[Start]

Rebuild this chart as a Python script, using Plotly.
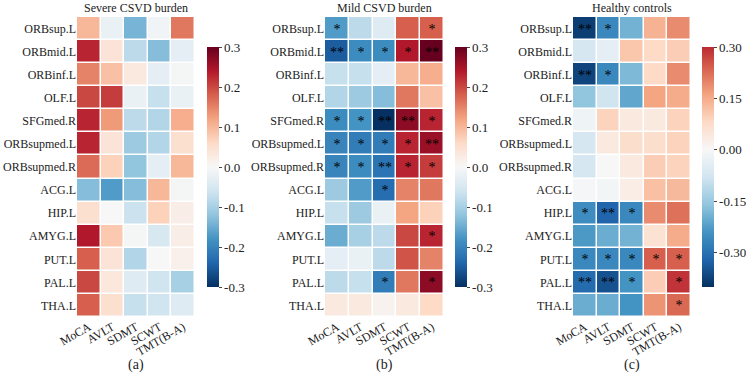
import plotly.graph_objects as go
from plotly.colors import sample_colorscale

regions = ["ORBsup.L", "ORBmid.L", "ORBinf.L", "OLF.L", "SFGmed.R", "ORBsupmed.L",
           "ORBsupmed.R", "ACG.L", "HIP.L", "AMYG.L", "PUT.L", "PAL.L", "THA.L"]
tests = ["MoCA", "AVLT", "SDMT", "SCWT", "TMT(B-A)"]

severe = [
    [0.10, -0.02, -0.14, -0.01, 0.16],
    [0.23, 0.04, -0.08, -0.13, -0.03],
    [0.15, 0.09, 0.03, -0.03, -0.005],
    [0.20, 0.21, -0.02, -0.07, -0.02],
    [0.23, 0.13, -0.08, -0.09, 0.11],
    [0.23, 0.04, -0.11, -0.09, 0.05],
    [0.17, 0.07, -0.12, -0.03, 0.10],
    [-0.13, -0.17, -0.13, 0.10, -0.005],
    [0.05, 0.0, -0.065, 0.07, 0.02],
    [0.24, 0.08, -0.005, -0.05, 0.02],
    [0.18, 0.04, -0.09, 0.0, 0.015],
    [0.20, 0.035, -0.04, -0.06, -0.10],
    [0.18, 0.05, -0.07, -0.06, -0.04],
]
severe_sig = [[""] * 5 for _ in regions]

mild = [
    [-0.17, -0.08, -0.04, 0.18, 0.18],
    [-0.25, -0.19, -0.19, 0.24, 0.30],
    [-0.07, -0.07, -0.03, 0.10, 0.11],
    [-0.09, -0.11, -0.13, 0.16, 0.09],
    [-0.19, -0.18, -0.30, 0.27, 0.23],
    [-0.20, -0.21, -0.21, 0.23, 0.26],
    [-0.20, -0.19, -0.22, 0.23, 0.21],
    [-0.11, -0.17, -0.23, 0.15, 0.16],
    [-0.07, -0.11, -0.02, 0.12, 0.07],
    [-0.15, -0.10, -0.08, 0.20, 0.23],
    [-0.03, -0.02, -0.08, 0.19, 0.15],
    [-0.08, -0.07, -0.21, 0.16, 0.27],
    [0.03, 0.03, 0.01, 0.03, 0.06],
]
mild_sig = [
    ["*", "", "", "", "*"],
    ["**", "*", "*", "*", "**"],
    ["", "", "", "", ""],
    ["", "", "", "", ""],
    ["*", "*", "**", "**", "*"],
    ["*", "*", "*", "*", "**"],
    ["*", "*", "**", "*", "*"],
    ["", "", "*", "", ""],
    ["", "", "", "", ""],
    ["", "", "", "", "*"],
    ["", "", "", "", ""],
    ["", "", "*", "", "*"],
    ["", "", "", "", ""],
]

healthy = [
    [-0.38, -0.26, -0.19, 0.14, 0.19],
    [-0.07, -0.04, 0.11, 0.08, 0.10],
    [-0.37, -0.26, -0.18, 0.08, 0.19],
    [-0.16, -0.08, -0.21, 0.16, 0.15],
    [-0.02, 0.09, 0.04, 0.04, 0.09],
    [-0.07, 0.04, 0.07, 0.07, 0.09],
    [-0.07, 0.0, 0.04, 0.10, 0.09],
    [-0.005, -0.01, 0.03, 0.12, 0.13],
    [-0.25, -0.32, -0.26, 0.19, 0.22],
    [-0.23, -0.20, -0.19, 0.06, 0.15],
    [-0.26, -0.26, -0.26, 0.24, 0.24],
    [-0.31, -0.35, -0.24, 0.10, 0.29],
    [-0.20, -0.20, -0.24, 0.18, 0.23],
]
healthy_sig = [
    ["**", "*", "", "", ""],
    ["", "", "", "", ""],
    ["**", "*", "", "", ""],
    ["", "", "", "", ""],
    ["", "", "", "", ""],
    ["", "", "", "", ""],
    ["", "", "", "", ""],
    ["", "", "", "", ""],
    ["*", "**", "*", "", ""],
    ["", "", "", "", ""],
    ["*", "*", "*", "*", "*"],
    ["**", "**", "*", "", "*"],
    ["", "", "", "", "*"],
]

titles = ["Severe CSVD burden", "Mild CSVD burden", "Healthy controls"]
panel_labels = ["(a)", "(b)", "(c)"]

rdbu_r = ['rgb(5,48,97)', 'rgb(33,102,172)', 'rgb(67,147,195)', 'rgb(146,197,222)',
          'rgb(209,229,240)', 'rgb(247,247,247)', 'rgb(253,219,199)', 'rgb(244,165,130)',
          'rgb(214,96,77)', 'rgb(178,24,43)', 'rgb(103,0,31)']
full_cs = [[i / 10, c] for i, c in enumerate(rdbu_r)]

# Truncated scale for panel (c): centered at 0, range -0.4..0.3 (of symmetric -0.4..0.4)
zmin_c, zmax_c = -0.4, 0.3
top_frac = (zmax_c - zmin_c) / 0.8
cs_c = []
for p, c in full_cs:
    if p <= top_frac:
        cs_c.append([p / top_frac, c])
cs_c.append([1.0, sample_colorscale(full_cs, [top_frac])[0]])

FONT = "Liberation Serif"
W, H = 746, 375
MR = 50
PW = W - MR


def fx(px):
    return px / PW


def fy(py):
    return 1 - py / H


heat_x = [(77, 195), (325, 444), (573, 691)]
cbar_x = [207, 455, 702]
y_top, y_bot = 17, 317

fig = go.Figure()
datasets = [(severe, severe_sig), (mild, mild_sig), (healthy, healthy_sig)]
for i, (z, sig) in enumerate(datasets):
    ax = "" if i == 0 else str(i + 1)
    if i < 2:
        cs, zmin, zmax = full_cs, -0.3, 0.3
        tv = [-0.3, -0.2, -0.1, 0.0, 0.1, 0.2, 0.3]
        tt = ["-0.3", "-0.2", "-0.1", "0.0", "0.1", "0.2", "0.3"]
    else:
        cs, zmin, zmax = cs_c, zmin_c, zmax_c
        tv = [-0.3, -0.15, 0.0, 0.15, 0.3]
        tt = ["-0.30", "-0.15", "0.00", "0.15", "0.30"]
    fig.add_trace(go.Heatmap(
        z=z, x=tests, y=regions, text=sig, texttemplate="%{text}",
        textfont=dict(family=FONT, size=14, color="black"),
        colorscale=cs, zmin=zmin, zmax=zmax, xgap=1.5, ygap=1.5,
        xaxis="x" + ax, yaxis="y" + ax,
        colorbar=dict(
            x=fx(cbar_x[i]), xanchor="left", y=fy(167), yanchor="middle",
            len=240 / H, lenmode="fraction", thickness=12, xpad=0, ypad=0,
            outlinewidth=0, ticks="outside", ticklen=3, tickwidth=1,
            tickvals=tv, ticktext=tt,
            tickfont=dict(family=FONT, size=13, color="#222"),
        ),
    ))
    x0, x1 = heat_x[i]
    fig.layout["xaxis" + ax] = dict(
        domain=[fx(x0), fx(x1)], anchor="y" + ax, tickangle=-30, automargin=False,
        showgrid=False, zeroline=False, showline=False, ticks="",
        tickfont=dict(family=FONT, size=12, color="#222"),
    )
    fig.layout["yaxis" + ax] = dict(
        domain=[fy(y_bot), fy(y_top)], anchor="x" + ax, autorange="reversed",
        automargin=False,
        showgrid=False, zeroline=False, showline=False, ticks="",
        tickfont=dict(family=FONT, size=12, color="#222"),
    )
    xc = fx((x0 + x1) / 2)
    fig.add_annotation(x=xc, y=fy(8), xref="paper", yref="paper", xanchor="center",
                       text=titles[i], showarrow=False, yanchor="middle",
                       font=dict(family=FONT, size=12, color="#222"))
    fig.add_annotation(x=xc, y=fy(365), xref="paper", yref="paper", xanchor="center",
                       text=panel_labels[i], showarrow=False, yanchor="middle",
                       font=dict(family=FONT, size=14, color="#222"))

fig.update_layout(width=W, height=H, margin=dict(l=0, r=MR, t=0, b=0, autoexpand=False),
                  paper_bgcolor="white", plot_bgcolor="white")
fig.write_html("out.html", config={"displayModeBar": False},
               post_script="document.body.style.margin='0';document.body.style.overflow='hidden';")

[End]

_Aim_:
Everything from the first line to the line with "from plotly.colors import sample_colorscale" must be repeated exactly, and nothing else. Leave the pictures out.

_Response to the exercise_:
Rebuild this chart as a Python script, using Plotly.
import plotly.graph_objects as go
from plotly.colors import sample_colorscale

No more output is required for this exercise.